Sheer technicality has nullified the idea that the way to win a jumper round is to be the fastest rider. The open, galloping courses of long ago were perfect places to let show jumping horses open up their strides and fly through jump-off rounds. However, it seems that as time went by, arenas got smaller, jumps got bigger, and courses got way more technical.

So how does one go about winning a jumper class if speed is no longer the best option? The key is the turns and the strategy. Most riders look at their course, walk it, and ride it without giving much thought to straying off the track. Perhaps the best word would be shortening the track, because the best jumper riders are those who take the shortest trip around the course and use speed sparingly.

I’ve noticed that there are certain traits that every show jumping horse and rider must have if they want to turn in great rounds and have a shot at that blue ribbon.


First off, jumpers must be adjustable. Courses often have short distances right before or after long ones, which requires a horse that is quick on his feet and quick to listen to his rider’s aids.  A horse must be able to move up or sit back and wait for a distance. Riders should work on collecting and lengthening their horse’s strides through ground poles and down simple lines.

Top Grand Prix horses absolutely have to be adjustable. Not only does this make riding a course easier in general, but a horse needs to be able to gallop forward down a long line and shorten and balance for a tight turn, all of which can happen within a few seconds.

Similarly, riders need to be able to meld their position to the demands of the course. A scary jump often requires a deep, reassuring, and anchored seat. Conversely, a rider should lighten his seat and get up off his  mount’s back during a long, forward stretch. Tight turns need a secure, supporting seat, and it is important that the rider is able to be versatile as the course changes.


Show Jumpers need to have a certain amount of courage to face a challenging course, especially at upper levels. In general, horses should willingly jump the brightly-colored and oddly-shaped jumps often found in jumper rings. Natural fences are becoming harder to find and are frequently replaced by airy, intimidating obstacles that will fall down with the lightest rap.

Bravery really comes in to play in bigger classes, most of all because a horse needs to focus his attention solely on the task at hand, which is listening to the rider’s aids and clearing the obstacles before him. If he gets distracted by a moving part of a fence or spooked by an unfamiliar gate or decoration, he puts both himself and the rider at risk. Similarly, such distractions can cause a horse to pull rails, refuse, or collect time faults, and these examples are one of the main reasons course designers use such bright jumps.

Horses should be schooled over unusual jumps at home, and should especially be comfortable jumping liverpools and open waters, both of which are increasingly common at upper levels.


When walking a jumper course, stop at each turn or rollback and consider a number of options. What may seem like a regular turn could be the key to a quick round.

The main thing to remember in turn is balance.

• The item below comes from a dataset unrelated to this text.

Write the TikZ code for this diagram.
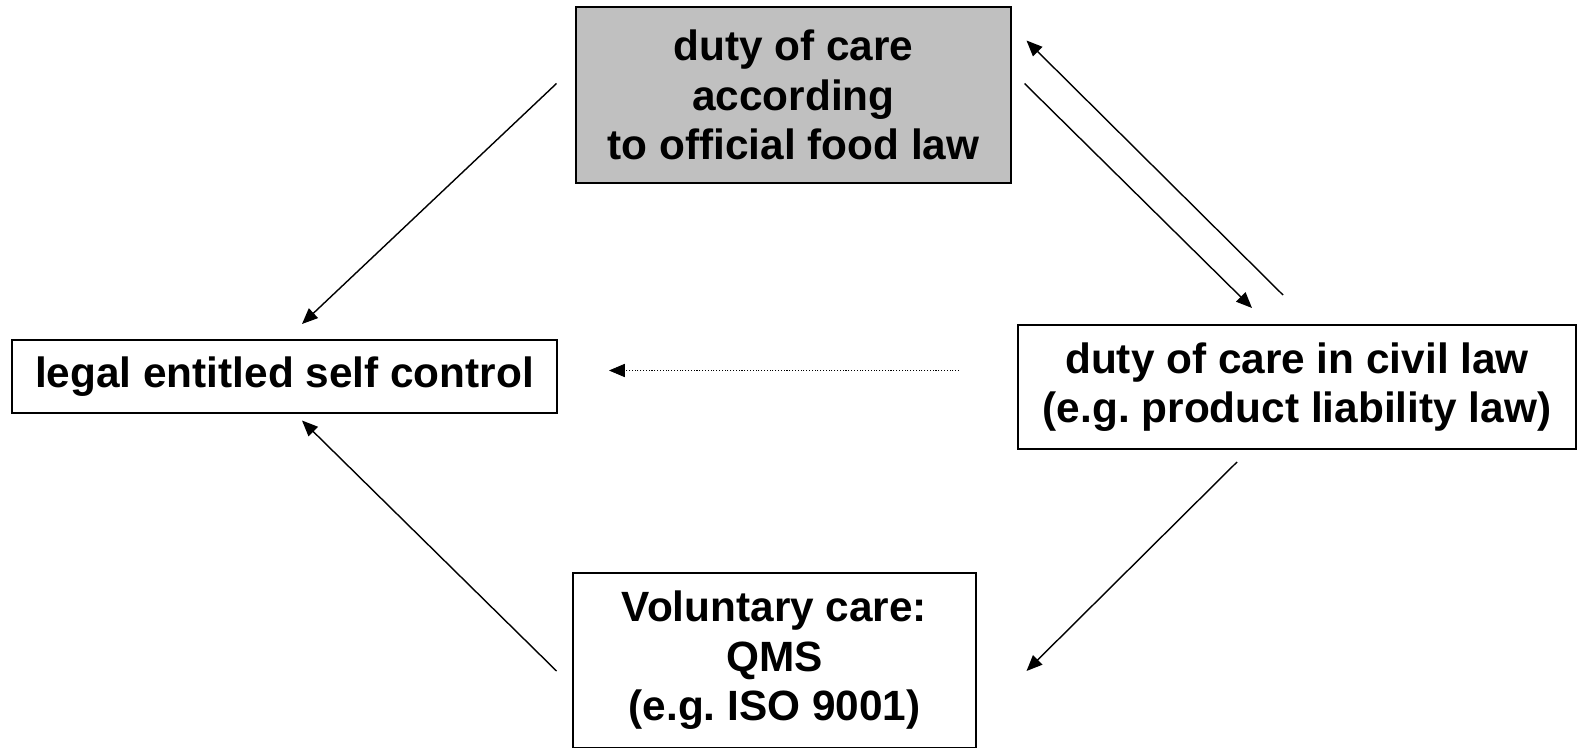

A rider simply cannot land after a fence and immediately spin his horse to the right or left to make an inside turn; he has to let his horse know that he plans to make a sharp turn the stride before the jump, either by rein aids, leg aids, or by shifting weight (preferably all three!). When the horse lands, he should be expecting a turn in the chosen direction, and in theory should be ready for the rider to rock him back on his haunches and guide him through a turn. That way, he is balanced and ready to spring off his hocks and clear the next jump, which is usually right after a tight inside turn. The rider who pulls his horse into a turn and guns through it risks a refusal or rails.

Ultimately, the horse needs to have an idea where the rider wants him to go a few strides before the jump leading into the turn. The sharper a turn is, the more time a horse needs to set up for it; if a rider wants to go inside a jump to make a quick turn off a vertical, it would be smart to angle the jump a bit to give the horse more time to figure out where the rider wants him to go and thus give him more room to make the tight turn.


Being able to figure out and ride inside turns and tight rollbacks are one thing, but being able to piece them all together and ensure that they fit together to make a quick, flowing ride is another thing altogether. A rider must make a plan for each jump, line, and turn, and then string them all together for the shortest route. Sometimes a great turn won’t work because of other elements of the course that require a special ride, such as liverpools and airy oxers.

For example, say there is a bending line that walks a five. It seems quite obvious that the quickest route would be to angle the first jump and ride the line in a direct three or four, depending on how it walks. In many cases, this would work great, but a rider also has to be smart about his turns. Consider the jumps directly before and after the bending line; they may significantly alter how the line can be ridden.

Strategy also means factoring in a rider’s mount. Some horses simply cannot make super tight turns or stretch for direct routes through bending lines. In this case, a rider must decide what the best route for his  horse is.

Most of all, a rider needs to be efficient and plan every step of a jumper course. Speed does factor in to jumper courses, but if a rider cannot control his horse’s speed or overuses it, he may overtax his horse and waste time. A horse moving fast needs more room to turn than a horse that is collected and pushing forward off his hocks.

So while there certainly is a time and place to let loose on a jumper course, remember that the fastest rider on course is not necessarily moving at mach speed. Those who bring home the blue are smart about their rides, and it definitely pays off.